The papaya sat on Mara's desk like an accusation. Bright orange, impossibly ripe, it had appeared three days ago—no note, no return address—in the mailroom where she sorted correspondence for the network. In twenty years of opening strangers' envelopes, she'd never been sent fruit.

"You gonna eat that?" asked Chen, the new graphics guy. He'd been looking at her differently since the incident in the breakroom.

Mara didn't answer. Instead, she watched through the glass as the director raged at a junior producer, calling her coverage "bullshit" and "clickbait trash." The director's face flushed. His movements jerky, like a man fighting invisible currents. Everyone pretended not to see.

They were all swimming in it now—the same polluted waters, the same slow drowning. Mara had felt it since the lightning strike. Three weeks ago, she'd been walking to her car when the bolt hit a transformer fifty feet away. The flash, the thunder, the taste of ozone in her mouth. She'd woken up on the pavement, unharmed, but everything had shifted. Colors seemed sharper. Time stretched thin. The papaya's skin glowed like something radioactive.

"My grandfather said lightning changes you," Chen said, appearing beside her. "In China, people struck by lightning were thought to be touched by the gods."

"In America, they just think you need therapy," Mara said.

"The cable's out again," he said, gesturing to the monitors flickering along the newsroom wall. All those urgent faces, all that breaking news, reduced to snow. "Maybe that's the lightning too."

Mara looked at the papaya.

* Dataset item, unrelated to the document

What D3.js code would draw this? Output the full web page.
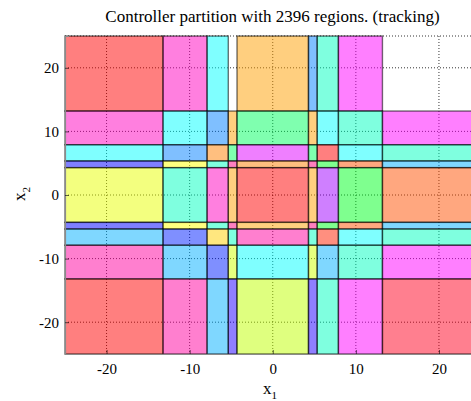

She realized suddenly why it had been sent. The return address had been smudged, but the postmark—she'd seen it before checking the mail each morning. It was from her mother, dead seven years. Her mother who'd loved papaya, who'd called it "fruit of the angels" while slicing it at the kitchen table. Her mother who'd been struck by lightning in a grocery store parking lot when Mara was fifteen.

"The network's been running the same segment on loop since 1987," the director was shouting now. "Repackage it. Make it fresh. Make it hurt."

Mara picked up the papaya. It was heavy in her hand, warm somehow. She took the knife from her desk—the one she used for opening stubborn mailboxes—and sliced into the fruit. Inside, bright orange flesh. Black seeds like eyes.

"Want some?" she asked Chen.

He hesitated, then nodded. They stood together in the flickering newsroom, eating papaya with their hands, juice dripping onto their clothes, while the monitors erupted in static and the director's voice rose like a siren in the distance. For the first time since the lightning, the world felt quiet. The cable news had nothing left to say. The bullshit could wait. The fruit tasted like redemption, like memory, like something she'd forgotten she needed.